Sous mes yeux Bangkok by night brille de mille feux. A l’ouest une tour au sommet triangulaire domine ce paysage urbain. Juste à sa verticale le fin croissant de lune posée comme au sommet d’un minaret. Magique ! Je sorts les jumelles et les braque vers la lune. Descendre doucement en comptant huit fois son diamètre et je devrais tomber dessus. Mais je ne vois rien à travers ce ciel saturée de gaz pollués. Même l’image de la lune semble comme flotter dans des volutes d’air chaud chargé de particules grises. Je jette un œil au zénith ou l’épaisseur plus fine de l’atmosphère permet normalement de mieux profiter de la voute céleste. Mais rien, ou presque. Seules quelques étoiles brillantes scintillent faiblement dans un halo orangé. Ici elles n’existent que sur les façades de bétons, mirages électriques servant de repères à « l’homo-urbanis », habitants des mégalopoles modernes qui ont oublié la nuit noire de nos ancêtres où de rares régions encore isolées, lorsque les astres servent toujours de repères temporels autour desquels se sont développés de merveilleuses allégories.
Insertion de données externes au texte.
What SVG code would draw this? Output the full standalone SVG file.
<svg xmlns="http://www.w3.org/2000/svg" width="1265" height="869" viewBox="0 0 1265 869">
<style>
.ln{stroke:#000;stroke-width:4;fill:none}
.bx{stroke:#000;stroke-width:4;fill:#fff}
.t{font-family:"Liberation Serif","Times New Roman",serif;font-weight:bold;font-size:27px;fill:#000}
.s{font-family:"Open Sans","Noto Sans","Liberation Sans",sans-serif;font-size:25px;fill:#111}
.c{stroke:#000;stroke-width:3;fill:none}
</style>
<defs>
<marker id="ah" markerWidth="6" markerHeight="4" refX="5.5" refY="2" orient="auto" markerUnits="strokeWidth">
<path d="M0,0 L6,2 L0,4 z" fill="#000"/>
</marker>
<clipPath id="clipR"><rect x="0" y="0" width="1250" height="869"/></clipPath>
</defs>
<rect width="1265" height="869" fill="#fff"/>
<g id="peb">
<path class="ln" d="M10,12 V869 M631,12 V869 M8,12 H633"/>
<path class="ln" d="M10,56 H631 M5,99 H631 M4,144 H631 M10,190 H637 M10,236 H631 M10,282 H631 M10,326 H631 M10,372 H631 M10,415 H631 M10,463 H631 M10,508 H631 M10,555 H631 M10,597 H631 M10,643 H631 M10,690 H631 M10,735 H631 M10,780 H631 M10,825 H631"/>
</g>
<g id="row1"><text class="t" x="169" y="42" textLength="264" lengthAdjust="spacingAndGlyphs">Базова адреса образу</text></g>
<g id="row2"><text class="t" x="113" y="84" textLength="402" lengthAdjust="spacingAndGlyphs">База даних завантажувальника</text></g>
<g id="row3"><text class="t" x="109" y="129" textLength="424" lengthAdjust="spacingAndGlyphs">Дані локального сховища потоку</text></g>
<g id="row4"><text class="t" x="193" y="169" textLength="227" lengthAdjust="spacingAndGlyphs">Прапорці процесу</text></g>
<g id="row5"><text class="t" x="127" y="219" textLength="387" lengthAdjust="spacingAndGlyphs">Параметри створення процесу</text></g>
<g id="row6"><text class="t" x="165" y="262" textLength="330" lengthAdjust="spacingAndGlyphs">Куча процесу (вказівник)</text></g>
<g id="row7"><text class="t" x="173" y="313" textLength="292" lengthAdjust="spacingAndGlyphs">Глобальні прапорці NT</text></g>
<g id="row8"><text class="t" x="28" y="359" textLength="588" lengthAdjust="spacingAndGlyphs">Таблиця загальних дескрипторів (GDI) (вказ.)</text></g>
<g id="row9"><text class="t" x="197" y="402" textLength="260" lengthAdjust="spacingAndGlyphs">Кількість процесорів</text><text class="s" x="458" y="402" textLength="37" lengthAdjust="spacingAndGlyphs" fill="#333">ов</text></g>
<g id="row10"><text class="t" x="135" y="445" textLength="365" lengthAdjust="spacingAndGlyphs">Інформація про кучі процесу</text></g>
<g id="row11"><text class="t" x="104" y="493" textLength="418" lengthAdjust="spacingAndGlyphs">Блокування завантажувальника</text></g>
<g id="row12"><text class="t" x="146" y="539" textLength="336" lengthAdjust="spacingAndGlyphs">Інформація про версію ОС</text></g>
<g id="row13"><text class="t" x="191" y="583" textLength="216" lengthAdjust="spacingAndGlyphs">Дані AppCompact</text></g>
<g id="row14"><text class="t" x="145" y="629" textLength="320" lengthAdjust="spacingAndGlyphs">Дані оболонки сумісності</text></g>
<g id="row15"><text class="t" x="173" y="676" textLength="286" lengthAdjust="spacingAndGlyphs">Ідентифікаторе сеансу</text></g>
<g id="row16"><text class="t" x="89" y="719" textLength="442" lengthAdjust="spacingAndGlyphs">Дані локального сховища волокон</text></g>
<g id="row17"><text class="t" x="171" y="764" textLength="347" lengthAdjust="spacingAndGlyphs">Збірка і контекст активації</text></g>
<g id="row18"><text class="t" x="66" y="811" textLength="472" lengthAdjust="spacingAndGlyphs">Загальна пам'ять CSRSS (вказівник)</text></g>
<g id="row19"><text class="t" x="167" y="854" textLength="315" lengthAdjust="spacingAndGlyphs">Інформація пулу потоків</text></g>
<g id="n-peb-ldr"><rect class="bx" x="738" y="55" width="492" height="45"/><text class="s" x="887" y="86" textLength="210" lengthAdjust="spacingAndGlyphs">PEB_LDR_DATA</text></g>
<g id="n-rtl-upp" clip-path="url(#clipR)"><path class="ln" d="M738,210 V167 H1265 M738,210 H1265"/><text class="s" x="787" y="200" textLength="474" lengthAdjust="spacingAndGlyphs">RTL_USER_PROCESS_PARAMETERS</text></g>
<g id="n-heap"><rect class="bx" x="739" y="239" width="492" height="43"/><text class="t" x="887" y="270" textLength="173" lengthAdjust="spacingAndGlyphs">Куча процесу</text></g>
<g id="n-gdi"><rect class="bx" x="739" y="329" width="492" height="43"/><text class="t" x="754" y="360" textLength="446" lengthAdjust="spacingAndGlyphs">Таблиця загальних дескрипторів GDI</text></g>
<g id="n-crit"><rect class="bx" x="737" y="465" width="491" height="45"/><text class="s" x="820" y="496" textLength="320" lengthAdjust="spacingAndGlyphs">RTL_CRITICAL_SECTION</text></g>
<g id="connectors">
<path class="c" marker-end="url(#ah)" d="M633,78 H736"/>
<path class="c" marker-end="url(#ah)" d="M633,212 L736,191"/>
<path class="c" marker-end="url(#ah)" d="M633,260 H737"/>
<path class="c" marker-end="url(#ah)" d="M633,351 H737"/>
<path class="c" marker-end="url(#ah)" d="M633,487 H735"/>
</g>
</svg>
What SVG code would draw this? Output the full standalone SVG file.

Je repointe mes jumelles vers l’horizon ouest que la lune va bientôt rejoindre. Mais toujours rien. Ce ne sera définitivement pas ce soir que je verrai la comète Panstarrs. Une comète, astre rare et éphémère à l’origine de tant de présages légendaires…

Dans trois jours je retrouve ma campagne et son ciel pur. S’il fait beau je referai une tentative. Et si chez vous le ciel est clair, que votre horizon ouest est bien dégagé, n’hésitez pas non plus à jeter un coup d’œil. Vous pourriez bien aussi tomber sous le charme.